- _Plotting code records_

+--

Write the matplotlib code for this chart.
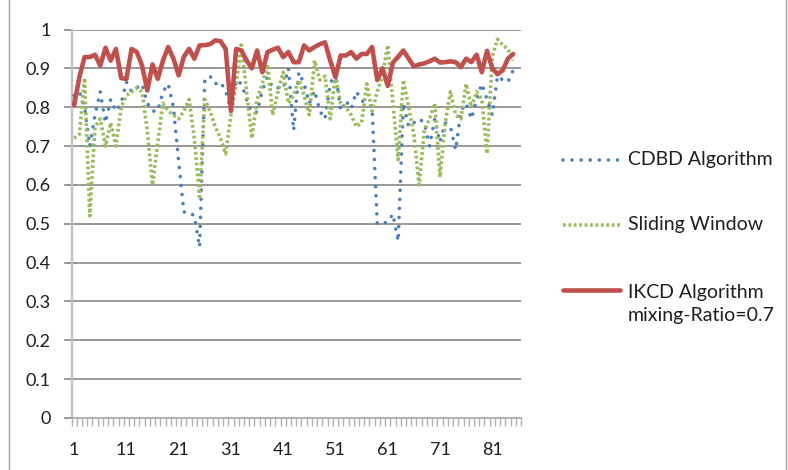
import matplotlib
matplotlib.use("Agg")
import matplotlib.pyplot as plt
from matplotlib.lines import Line2D

plt.rcParams['font.family'] = ['Lato', 'DejaVu Sans']

# Category axis 1..86, tick labels every 10 categories
categories = list(range(1, 87))
tick_labels = ["1", "11", "21", "31", "41", "51", "61", "71", "81"]
y_ticks = [0, 0.1, 0.2, 0.3, 0.4, 0.5, 0.6, 0.7, 0.8, 0.9, 1.0]

cdbd = [0.83, 0.84, 0.80, 0.70, 0.78, 0.84, 0.76, 0.82, 0.79, 0.81,
        0.865, 0.84, 0.85, 0.86, 0.81, 0.79, 0.79, 0.84, 0.86, 0.80,
        0.66, 0.53, 0.53, 0.52, 0.44, 0.87, 0.88, 0.86, 0.865, 0.843,
        0.79, 0.87, 0.86, 0.82, 0.787, 0.787, 0.843, 0.877, 0.85, 0.85,
        0.848, 0.90, 0.74, 0.89, 0.86, 0.81, 0.843, 0.79, 0.77, 0.86,
        0.89, 0.79, 0.817, 0.796, 0.84, 0.817, 0.81, 0.80, 0.50, 0.50,
        0.505, 0.525, 0.455, 0.81, 0.75, 0.76, 0.77, 0.76, 0.70, 0.77,
        0.71, 0.76, 0.75, 0.69, 0.79, 0.81, 0.77, 0.82, 0.86, 0.82,
        0.78, 0.88, 0.87, 0.865, 0.895]

sliding = [0.72, 0.73, 0.875, 0.52, 0.75, 0.77, 0.70, 0.76, 0.70, 0.80,
           0.83, 0.84, 0.85, 0.84, 0.74, 0.60, 0.71, 0.81, 0.79, 0.78,
           0.77, 0.79, 0.82, 0.72, 0.57, 0.82, 0.79, 0.75, 0.72, 0.68,
           0.78, 0.86, 0.96, 0.84, 0.72, 0.82, 0.86, 0.91, 0.78, 0.84,
           0.89, 0.81, 0.83, 0.87, 0.83, 0.78, 0.92, 0.87, 0.88, 0.77,
           0.88, 0.81, 0.80, 0.78, 0.75, 0.76, 0.86, 0.79, 0.84, 0.88,
           0.96, 0.81, 0.665, 0.87, 0.80, 0.73, 0.60, 0.74, 0.77, 0.81,
           0.62, 0.76, 0.84, 0.78, 0.77, 0.86, 0.80, 0.84, 0.82, 0.68,
           0.93, 0.975, 0.96, 0.95, 0.92]

ikcd = [0.805, 0.877, 0.929, 0.929, 0.935, 0.907, 0.953, 0.920, 0.950, 0.875,
        0.873, 0.950, 0.942, 0.907, 0.843, 0.910, 0.873, 0.920, 0.955, 0.925,
        0.882, 0.930, 0.950, 0.925, 0.959, 0.960, 0.962, 0.972, 0.970, 0.950,
        0.790, 0.950, 0.946, 0.920, 0.900, 0.946, 0.890, 0.942, 0.948, 0.953,
        0.929, 0.942, 0.916, 0.916, 0.959, 0.946, 0.955, 0.962, 0.967, 0.920,
        0.877, 0.933, 0.933, 0.942, 0.925, 0.937, 0.937, 0.955, 0.870, 0.900,
        0.855, 0.915, 0.930, 0.946, 0.925, 0.905, 0.910, 0.913, 0.918, 0.925,
        0.915, 0.916, 0.918, 0.916, 0.903, 0.925, 0.916, 0.935, 0.890, 0.945,
        0.900, 0.885, 0.895, 0.925, 0.937]

labels = ["CDBD Algorithm", "Sliding Window", "IKCD Algorithm\nmixing-Ratio=0.7"]
BLUE, GREEN, RED = "#4A7EBB", "#9BBB59", "#C0504D"
GRID = "#878787"
TEXT = "#1E1E1E"

W, H = 788, 470
fig = plt.figure(figsize=(W / 100, H / 100), dpi=100)
ax = fig.add_axes([71.5 / W, (H - 418) / H, 449.5 / W, 388.5 / H])

blue_style = dict(color=BLUE, lw=2.6, linestyle=(0, (0.01, 2.5)),
                  dash_capstyle='round', solid_joinstyle='round')
green_style = dict(color=GREEN, lw=2.6, linestyle=(0, (0.75, 0.75)),
                   dash_capstyle='butt')
red_style = dict(color=RED, lw=3.3, solid_joinstyle='round',
                 solid_capstyle='round')

xs = categories[:len(ikcd)]
ax.plot(xs, cdbd, **blue_style, zorder=3)
ax.plot(xs, sliding, **green_style, zorder=3)
ax.plot(xs, ikcd, **red_style, zorder=4)

ax.set_xlim(0.5, len(categories) + 0.5)
ax.set_ylim(0, 1)

# horizontal gridlines
ax.set_yticks(y_ticks)
ax.set_yticklabels([f"{v:g}" for v in y_ticks])
for v in y_ticks[1:]:
    ax.axhline(v, color=GRID, lw=1.2, zorder=1)

# category ticks between categories, labels every 10th category
ax.set_xticks([c - 0.5 for c in categories] + [categories[-1] + 0.5], minor=True)
ax.set_xticks([int(t) for t in tick_labels])
ax.set_xticklabels(tick_labels)
ax.tick_params(axis='x', which='major', length=0, pad=17, labelsize=13,
               labelcolor=TEXT)
ax.tick_params(axis='x', which='minor', length=5.5, width=1.0, color="#B0B0B0")
ax.tick_params(axis='y', length=6, width=1.2, color=GRID, pad=9,
               labelsize=13, labelcolor=TEXT)

for side in ('top', 'right'):
    ax.spines[side].set_visible(False)
ax.spines['left'].set_color("#BFBFBF")
ax.spines['left'].set_linewidth(1.6)
ax.spines['bottom'].set_color("#A6A6A6")
ax.spines['bottom'].set_linewidth(1.2)

# legend keys drawn beside the plot
def fx(px):
    return px / W

def fy(py):
    return (H - py) / H

legend_rows = [(160, 160, blue_style), (225, 225, green_style), (290, 304, red_style)]
for (py_key, py_text, style), text in zip(legend_rows, labels):
    fig.add_artist(Line2D([fx(563), fx(620)], [fy(py_key), fy(py_key)], **style))
    fig.text(fx(628), fy(py_text), text, fontsize=14, color=TEXT,
             va='center', linespacing=1.45, transform=fig.transFigure)

# chart frame lines
fig.add_artist(Line2D([fx(8.5), fx(8.5)], [0, 1], color="#A0A0A0", lw=1.0))
fig.add_artist(Line2D([fx(786), fx(786)], [0, 1], color="#A0A0A0", lw=1.0))

fig.savefig("out.png", dpi=100, facecolor="white")
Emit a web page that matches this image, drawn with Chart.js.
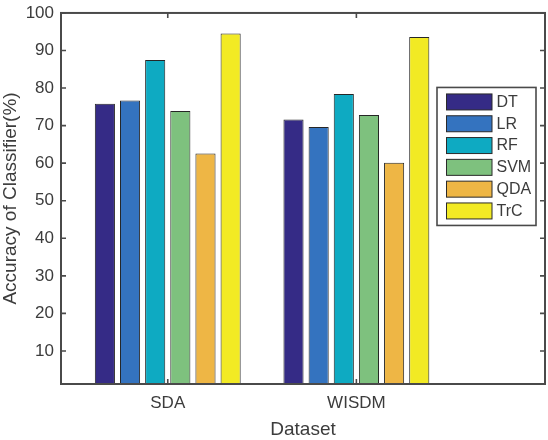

+--

- _WHAT THIS TASK INVOLVES_
Stop after the line containing "0.78, 0.88, 0.87, 0.865, 0.895]": copy the records exactly from the first line up to there, leaving pictures out.

- _REPLY_
Write the matplotlib code for this chart.
import matplotlib
matplotlib.use("Agg")
import matplotlib.pyplot as plt
from matplotlib.lines import Line2D

plt.rcParams['font.family'] = ['Lato', 'DejaVu Sans']

# Category axis 1..86, tick labels every 10 categories
categories = list(range(1, 87))
tick_labels = ["1", "11", "21", "31", "41", "51", "61", "71", "81"]
y_ticks = [0, 0.1, 0.2, 0.3, 0.4, 0.5, 0.6, 0.7, 0.8, 0.9, 1.0]

cdbd = [0.83, 0.84, 0.80, 0.70, 0.78, 0.84, 0.76, 0.82, 0.79, 0.81,
        0.865, 0.84, 0.85, 0.86, 0.81, 0.79, 0.79, 0.84, 0.86, 0.80,
        0.66, 0.53, 0.53, 0.52, 0.44, 0.87, 0.88, 0.86, 0.865, 0.843,
        0.79, 0.87, 0.86, 0.82, 0.787, 0.787, 0.843, 0.877, 0.85, 0.85,
        0.848, 0.90, 0.74, 0.89, 0.86, 0.81, 0.843, 0.79, 0.77, 0.86,
        0.89, 0.79, 0.817, 0.796, 0.84, 0.817, 0.81, 0.80, 0.50, 0.50,
        0.505, 0.525, 0.455, 0.81, 0.75, 0.76, 0.77, 0.76, 0.70, 0.77,
        0.71, 0.76, 0.75, 0.69, 0.79, 0.81, 0.77, 0.82, 0.86, 0.82,
        0.78, 0.88, 0.87, 0.865, 0.895]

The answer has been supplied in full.